Almuerzo con vistas

Almuerzo con vistas, Clara Zamora.
Clara Zamora.

Podría empezar pidiéndole a Dios que me librase del feo pecado de la pedantería; pero, a estas alturas, creo que sería un despropósito. Soy un amago de escritora súper pedante, qué le vamos a hacer. Al menos, soy honesta conmigo misma y con ustedes, que ahí siguen, por algo será. Espero hoy tampoco decepcionarles (véase la jactancia). Les voy a contar un almuerzo, con un figurón artificioso, con más oropel que sangre, con una amarga sonrisa de desengaño, que embroma con mucha sandunga a sus conocidos, jactándose de un dominio absoluto del arte de conversar.

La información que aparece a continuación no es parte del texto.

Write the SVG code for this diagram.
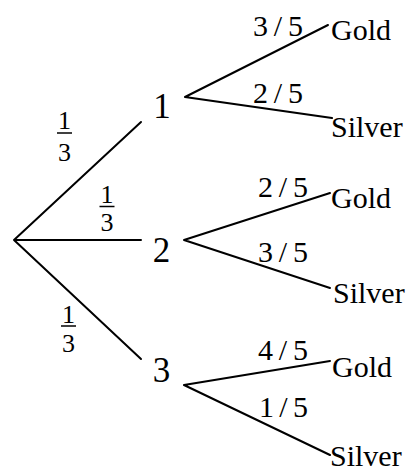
<svg xmlns="http://www.w3.org/2000/svg" width="409" height="473" viewBox="0 0 409 473">
<style>
.ln{stroke:#000;stroke-width:2;fill:none;stroke-linecap:round}
.bar{stroke:#000;stroke-width:1.5}
text{font-family:"Liberation Serif","Times New Roman",serif;fill:#000}
.node{font-size:35px;text-anchor:middle}
.leaf{font-size:30px}
.fr{font-size:26px;text-anchor:middle}
.p{font-size:30px}
</style>
<rect width="409" height="473" fill="#fff"/>
<g id="connectors">
<path class="ln" d="M14 240L141 122M14 240L141 240M14 240L141 359"/>
<path class="ln" d="M185 97L328 25M185 97L332 118"/>
<path class="ln" d="M184 240L330 193M184 240L330 288"/>
<path class="ln" d="M184 385L330 361M184 385L330 455"/>
</g>
<g id="edge-labels">
<g id="frac-1"><text class="fr" x="64.5" y="129">1</text><line class="bar" x1="57" y1="133" x2="72" y2="133"/><text class="fr" x="64.5" y="161">3</text></g>
<g id="frac-2"><text class="fr" x="107" y="203">1</text><line class="bar" x1="99.5" y1="206.5" x2="114.5" y2="206.5"/><text class="fr" x="107" y="231">3</text></g>
<g id="frac-3"><text class="fr" x="68.5" y="323">1</text><line class="bar" x1="61" y1="326" x2="76" y2="326"/><text class="fr" x="68.5" y="352">3</text></g>
<text class="p" x="253" y="36" textLength="50" lengthAdjust="spacing">3/5</text>
<text class="p" x="253" y="103" textLength="50" lengthAdjust="spacing">2/5</text>
<text class="p" x="258" y="197" textLength="50" lengthAdjust="spacing">2/5</text>
<text class="p" x="258" y="262" textLength="50" lengthAdjust="spacing">3/5</text>
<text class="p" x="258" y="360" textLength="50" lengthAdjust="spacing">4/5</text>
<text class="p" x="259" y="417" textLength="49" lengthAdjust="spacing">1/5</text>
</g>
<g id="n1"><text class="node" x="162" y="118">1</text></g>
<g id="n2"><text class="node" x="161.5" y="262">2</text></g>
<g id="n3"><text class="node" x="161.5" y="382">3</text></g>
<g id="n1-gold"><text class="leaf" x="331" y="40">Gold</text></g>
<g id="n1-silver"><text class="leaf" x="331" y="137">Silver</text></g>
<g id="n2-gold"><text class="leaf" x="331" y="208">Gold</text></g>
<g id="n2-silver"><text class="leaf" x="333" y="303">Silver</text></g>
<g id="n3-gold"><text class="leaf" x="332" y="377">Gold</text></g>
<g id="n3-silver"><text class="leaf" x="330" y="466">Silver</text></g>
</svg>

Enfrente de nuestra mesa, se extendía un bello jardín con arriates simétricos, paseos enarenados y macizos de rosales y hortensias. Parecía un cuadro de naturaleza eterna, que, tras una lluvia apretada y breve, resplandecía de manera especial, en esta recién estrenada primavera. Desde el principio, el intrigante individuo mostró esa vena aguda y satírica tan madrileña y manola, tan de los Borbones (no tanto de los que vienen también de Grecia). Presumió de sus imponentes propiedades, que si tal casa era de estilo híbrido, entre Luis XIV y Segundo Imperio, que si se accedía a ella por una monumental escalera, que si el célebre panfletista Henry de Rochefort había escrito sobre aquella otra, que si con el andar de los tiempos todavía eran más preciosas, etcétera.

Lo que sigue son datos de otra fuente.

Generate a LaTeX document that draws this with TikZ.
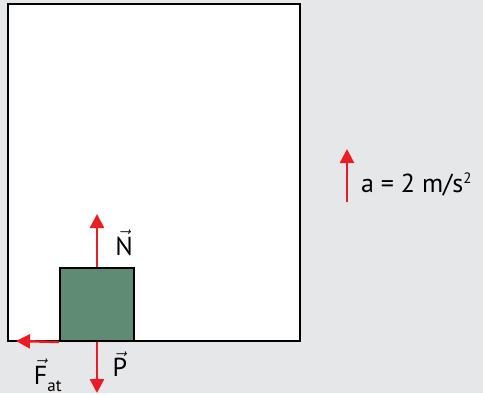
\documentclass[tikz,border=0pt]{standalone}
\usepackage{fontspec}
\setmainfont{PT Sans}
\usetikzlibrary{arrows.meta}
\definecolor{bggray}{HTML}{E6E7E8}
\definecolor{forcered}{HTML}{ED1C24}
\definecolor{blockgreen}{HTML}{5F8A73}
\newcommand{\vecsym}[1]{$\vec{\hbox{#1}}$}
\tikzset{
  force/.style={draw=forcered, line width=2.4pt, -{Triangle[width=14pt,length=14pt]}},
  lbl/.style={font=\fontsize{26}{28}\selectfont, inner sep=0pt}
}
\begin{document}
\begin{tikzpicture}[x=1pt, y=-1pt, line width=2pt]
  % background and elevator
  \fill[bggray] (0,0) rectangle (483,393);
  \draw[fill=white] (8,4) rectangle (300,341);
  % block on the floor
  \node[draw, fill=blockgreen, minimum width=74pt, minimum height=73pt, inner sep=0pt]
    (block) at (97,304.5) {};
  \coordinate (ntip) at (97,214);
  \coordinate (ptip) at (97,393);
  \coordinate (ftip) at (16,341);
  \draw[force] (block.north) -- (ntip);
  \draw[force] (block.south) -- (ptip);
  \draw[force] (block.south west) -- (ftip);
  \node[lbl] (nlbl) at (124,243) {\vecsym{N}};
  \node[lbl] (plbl) at (120,364) {\vecsym{P}};
  \node[lbl, anchor=base west] (flbl) at (33,384)
    {\vecsym{F}\raisebox{-7pt}{\fontsize{17}{18}\selectfont at}};
  % acceleration
  \coordinate (abot) at (347,202);
  \coordinate (atop) at (347,149);
  \draw[force] (abot) -- (atop);
  \node[lbl, anchor=west] (albl) at (360,184)
    {a = 2 m/s\raisebox{9pt}{\fontsize{15}{16}\selectfont 2}};
\end{tikzpicture}
\end{document}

Continuó con el dramón de que tantas aristócratas de principios de siglo habían fallecido por el vinagre. «Lo ingerían en ayunas para estar pálidas. Luego, exhalaban largos suspiros nostálgicos y se creían las más desgraciadas de las estupendas mujeres del mundo. Era un juego maléfico, porque a muchas les costó la vida». Siguió enumerando a popularísimos personajes históricos, que no voy a perpetuar aquí porque no quiero problemas añadidos a los que yo misma invento con mi ardiente capacidad imaginativa. Una luz clara, nítida y suave, que avisaba del comienzo de la tarde, sin estridencias, iluminaba el rostro del protagonista de este escrito.

Entre nosotros, había una bondadosa y dulce, aunque no bella, malograda princesa europea. Para cambiar el registro, nos enterneció contándonos que, en su linaje, abundan los enfermos mentales: excéntricos, neurasténicos, dementes, desequilibrados; gente obsesionada con demostrar que sus privilegios heredados por cuna tienen una similitud de singularidad mental, algo así como la representación constante de tener un papel protagonista y creérselo aún fuera del escenario.

En ese momento preciso, la expresión de serena autoridad del anfitrión, de raza antigua y noble, que le hacía derrochar esencias de historia, como de haber conocido todas las pompas terrenas, cambió a un registro más serio. Protestó del desgraciado episodio que atraviesa el país. Insistió en que los reyes no tienen vida privada, afirmando que esto es un nuevo invento por las circunstancias regias actuales, que la etiqueta no debe perderse nunca, y que cada movimiento de la Casa Real debía estar medido al milímetro, sin descanso. Recordó con rotundidad las terribles palabras: «la etiqueta no lo permite».

Apareció por sorpresa su nieto, un niño feúcho y cabezón, sin ninguna gracia visible ni apreciable. «Abuelo, ¡míralo! ¡míralo!», decía mientras mostraba un muñeco con la cara de Trump. Visiblemente avergonzado, el abuelo se refugio mirando al cielo de esmalte, entre estrellas y soles cautivos. Alba, Medinaceli, Fernán-Núñez, embajadores de naciones poderosas, restos de tronos sólidos e indestructibles, todos estaban allí mirándole. Un almuerzo que era la imagen misma de la sociedad vacilante, laxa e ineficaz, sin galanteos ni
saraos; un almuerzo que daba cuenta de la cabal gravedad que nos amenaza tras la careta risueña y frívola del día a día.

Hasta el camarero era accionista de algún negocio y se interesaba en Bolsa. Añoranzas de tiempos mejores bajo el tapete, ínfulas de carrozas perdidas, intentos de manutención del rango a través del alcohol, se deslizaban en la evidente y progresiva pérdida de la bravura de raza. Ni los rosales ni el resto de blondas bellezas sirvieron para desmentir la realidad amarga. La decadente España agonizaba entre espasmos de placer y drogas heroicas.